The shipping industry is facing a sharp rise in cyber attacks as geopolitical disputes prompt state-linked hackers to target trade flows.
Shipowners, ports and other maritime groups faced at least 64 cyber incidents in 2023, a review of company, media and academic reports by researchers at the Netherlands’ NHL Stenden University of Applied Sciences has found. A decade earlier, there were three, and zero in 2003.
Over 80 per cent of identified incidents since 2001 with a known attacker originated in Russia, China, North Korea or Iran, according to data from the university, which trains mariners.
“The international rules-based order . . . the great system [that benefited shipping] since the second world war is under threat like never before,” said Guy Platten, secretary-general at the International Chamber of Shipping, which represents shipowners controlling about 80 per cent of the world’s commercial fleet.
Recent state-linked attacks have underlined how conflicts in Ukraine to the Middle East have destabilised globalisation via disruptions in shipping, which delivers over 80 per cent of internationally traded goods.
Shipping experts have warned that an industry that has for centuries faced physical security threats was woefully underprepared for online piracy.
“IT spend in the maritime sector is pretty low,” said Stephen McCombie, a maritime IT security professor at NHL Stenden. “[Shipowners] are looking for people with maritime knowledge and cyber security knowledge [but] that is a very small group.”
Experts warn that an attack risked further chaos at a time when shipowners are already struggling with the impact of global conflicts on trade routes.
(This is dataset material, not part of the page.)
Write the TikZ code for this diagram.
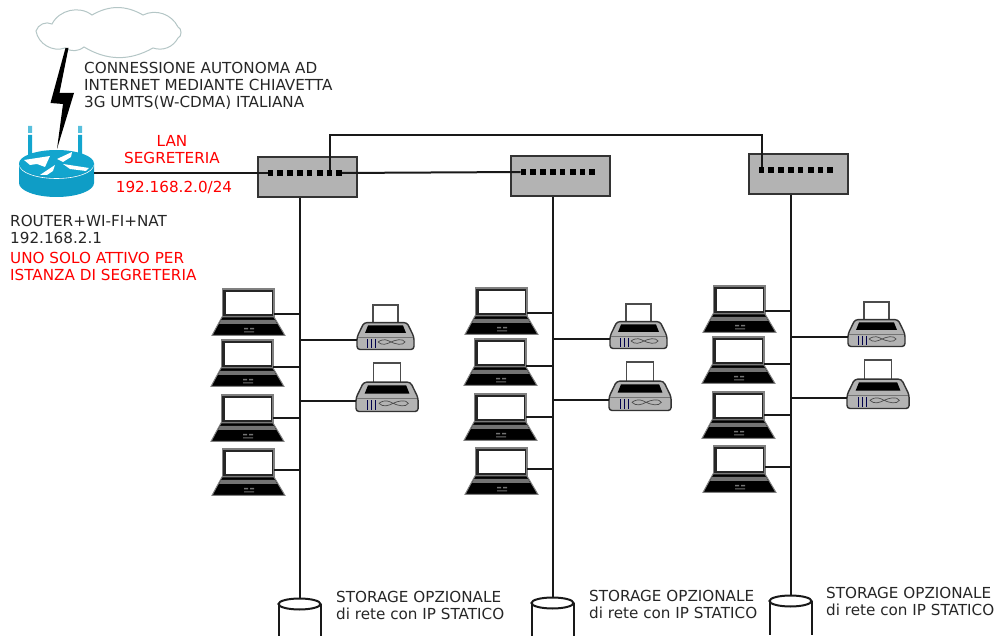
\documentclass[tikz,border=0pt]{standalone}
\usepackage{fontspec}
\setmainfont{DejaVu Sans}
\usepackage{tikz}
\usetikzlibrary{positioning}
\definecolor{routerblue}{HTML}{12A5CE}
\definecolor{routerdark}{HTML}{0F9DC6}
\definecolor{boxgray}{HTML}{B3B3B3}
\definecolor{linegray}{HTML}{333333}
\definecolor{cloudline}{HTML}{B4C6C6}
\begin{document}
\begin{tikzpicture}[
  x=1pt, y=-1pt,
  font=\fontsize{15.2pt}{17pt}\selectfont,
  label/.style={anchor=west, align=left, inner sep=0pt, text=black!85},
  redlabel/.style={align=center, inner sep=0pt, text=red},
  switchbox/.style={draw=linegray, fill=boxgray, line width=1.5pt, minimum width=99pt,
                    minimum height=40pt, inner sep=0pt},
  port/.style={fill=black, minimum size=5.5pt, inner sep=0pt},
  wire/.style={line width=2pt, draw=black!90},
  laptop/.pic={
    \draw[draw=black!50, fill=black!85, line width=1.2pt] (10.5,-1) rectangle (62,27);
    \fill[white] (14,2.5) rectangle (60,24);
    \draw[draw=black!50, fill=black, line width=1pt] (10,27) -- (62,27) -- (73,45.5) -- (0,45.5) -- cycle;
    \fill[black!55] (9,30) -- (63,30) -- (65,34) -- (7,34) -- cycle;
    \fill[black!55] (32,38) rectangle (36,39.5) (38,38) rectangle (42,39.5) (32,41.5) rectangle (42,42.5);
    \coordinate (-side) at (62,14);
  },
  printer/.pic={
    \draw[draw=black!70, fill=white, line width=1.3pt] (16,0) rectangle (41,21);
    \draw[draw=black!80, fill=boxgray, line width=1.4pt, rounded corners=3pt]
      (7,17.6) -- (50,17.6) -- (57,32) -- (57,44.5) -- (0,44.5) -- (0,32) -- cycle;
    \fill[black] (11,20.5) -- (46,20.5) -- (49,28) -- (8,28) -- cycle;
    \draw[black!55, line width=.6pt] (1,32) -- (56,32);
    \draw[blue!30!black, line width=.6pt] (10,34) -- (10,43) (14,34) -- (14,43) (18,34) -- (18,43);
    \draw[black!70, line width=.7pt] (21,37) .. controls (27,33) and (30,35) .. (34,37)
      .. controls (38,39) and (46,41) .. (48,37) .. controls (46,33) and (38,35) .. (34,37)
      .. controls (30,39) and (25,41) .. (21,37);
    \coordinate (-side) at (0,35.3);
  },
  storage/.pic={
    \draw[wire] (-21,6) -- (-21,40) (21,6) -- (21,40);
    \draw[wire, fill=white] (0,6) ellipse (21 and 5.5);
    \coordinate (-top) at (0,0);
  },
]
\useasboundingbox (0,0) rectangle (997,636);

\draw[cloudline, line width=1pt, fill=white]
  (36,31) to[bend left=50] (52,24) to[bend left=50] (92,15) to[bend left=30] (143,15)
  to[bend left=45] (178,27) to[bend left=70] (178,38) to[bend left=40] (153,48)
  to[bend left=30] (84,47) to[bend left=35] (65,48) to[bend left=50] cycle;
\fill[black] (65.5,48) -- (50.5,103) -- (63,104) -- (57,149) -- (74,93) -- (59.5,93) -- (68.5,48) -- cycle;

% router
\fill[routerblue] (28,135) rectangle (32,155) (78,135) rectangle (82,155);
\fill[routerblue!70] (28,126) rectangle (32,133) (78,126) rectangle (82,133);
\fill[routerdark] (19,163.5) -- (19,183) arc[start angle=180, end angle=0, x radius=37.5, y radius=14]
  -- (94,163.5) -- cycle;
\draw[white, line width=.6pt] (19.5,165) arc[start angle=180, end angle=0, x radius=37, y radius=13.5];
\fill[routerblue] (56.5,163.5) ellipse (37.5 and 13.5);
\fill[white] (24,160) -- (50,156) -- (45,167) -- (37,164) -- (30,165) -- cycle
  (57,159) -- (72,152) -- (71,157) -- (63,162) -- cycle
  (63,164) -- (89,168) -- (86,171) -- (70,169) -- cycle
  (40,175) -- (55,165) -- (53,171) -- (47,175) -- cycle;
\coordinate (router) at (94,173);

\foreach \col/\dx/\dy/\tx/\ty in {A/0/0/0/0, B/253/-1/253/-1, C/491/-3/490/-4}{
  \begin{scope}[shift={(\dx,\dy)}]
    \node[switchbox] (sw\col) at (307.5,177) {};
    \foreach \i/\px in {1/270.5,2/280,3/290,4/300,5/309.5,6/320,7/329.5,8/339}
      \node[port] (port\col\i) at (\px,173) {};
    \coordinate (busend\col) at (299.5,598);
    \draw[wire] (sw\col.south -| busend\col) -- (busend\col);
    \foreach \i/\lx/\ly/\lt in {1/212/290/314, 2/211/341/367, 3/211/396/418, 4/212/450/470}{
      \pic (lap\col\i) at (\lx,\ly) {laptop};
      \coordinate (tap) at (299.5,\lt);
      \draw[wire] (lap\col\i-side |- tap) -- (tap);
    }
    \pic (prn\col1) at (357,305) {printer};
    \pic[scale=1.09] (prn\col2) at (356,363) {printer};
    \draw[wire] (prn\col1-side) -- (prn\col1-side -| busend\col);
    \draw[wire] (prn\col2-side) -- (prn\col2-side -| busend\col);
    \pic (disk\col) at (299.5,598) {storage};
  \end{scope}
  \begin{scope}[shift={(\tx,\ty)}]
    \node[label] (note\col) at (336,605.5) {STORAGE OPZIONALE\\di rete con IP STATICO};
  \end{scope}
}

\node[label] (connessione) at (84,85.5) {CONNESSIONE AUTONOMA AD\\INTERNET MEDIANTE CHIAVETTA\\3G UMTS(W-CDMA) ITALIANA};
\node[redlabel] (lan) at (172,149.5) {LAN\\SEGRETERIA};
\node[redlabel] (subnet) at (174,188) {192.168.2.0/24};
\node[label] (routerinfo) at (10,229) {ROUTER+WI-FI+NAT\\192.168.2.1};
\node[label, text=red] (solo) at (10,266.5) {UNO SOLO ATTIVO PER\\ISTANZA DI SEGRETERIA};

\coordinate (tie) at (329.5,135);
\draw[wire] (router) -- (portA1);
\draw[wire] (portA8) -- (portB1);
\draw[wire] (portA7.north) -- (portA7.north |- tie) -| (portC1.north);
\end{tikzpicture}
\end{document}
The increasing digitisation of ships, as well as the use of internet devices that have only recently been widely enabled at sea by low Earth orbit satellites, was creating new opportunities for cyber attacks, said Tom Walters, a shipping lawyer at law firm HFW who has helped clients deal with such incidents.
He warned that an attack on a ship’s systems had the potential to create a disruption on a similar scale to the Baltimore bridge crash this year, which closed one of the US’s busiest ports, forcing carmakers to reroute shipments and leaving insurers facing multibillion-dollar claims.
Notable cyber incidents have included an attack in 2020 on Iran’s Rajaee Port, which handled nearly half of the country’s foreign trade, and an attack that last year took down the website of the port of Rotterdam, Europe’s largest.
Danish shipowner AP Møller-Maersk, which controls about 15 per cent of the world’s container shipping capacity, was unable to take customer orders and had to reroute ships after IT systems were taken offline by the NotPetya malware attack, which was attributed to Russian agents after affecting businesses globally in 2017.
McCombie said cyber criminals were also “seeing an opportunity” to extort money. They “understand these industries need to keep going” and shipowners are therefore more likely to pay ransoms to get systems back online.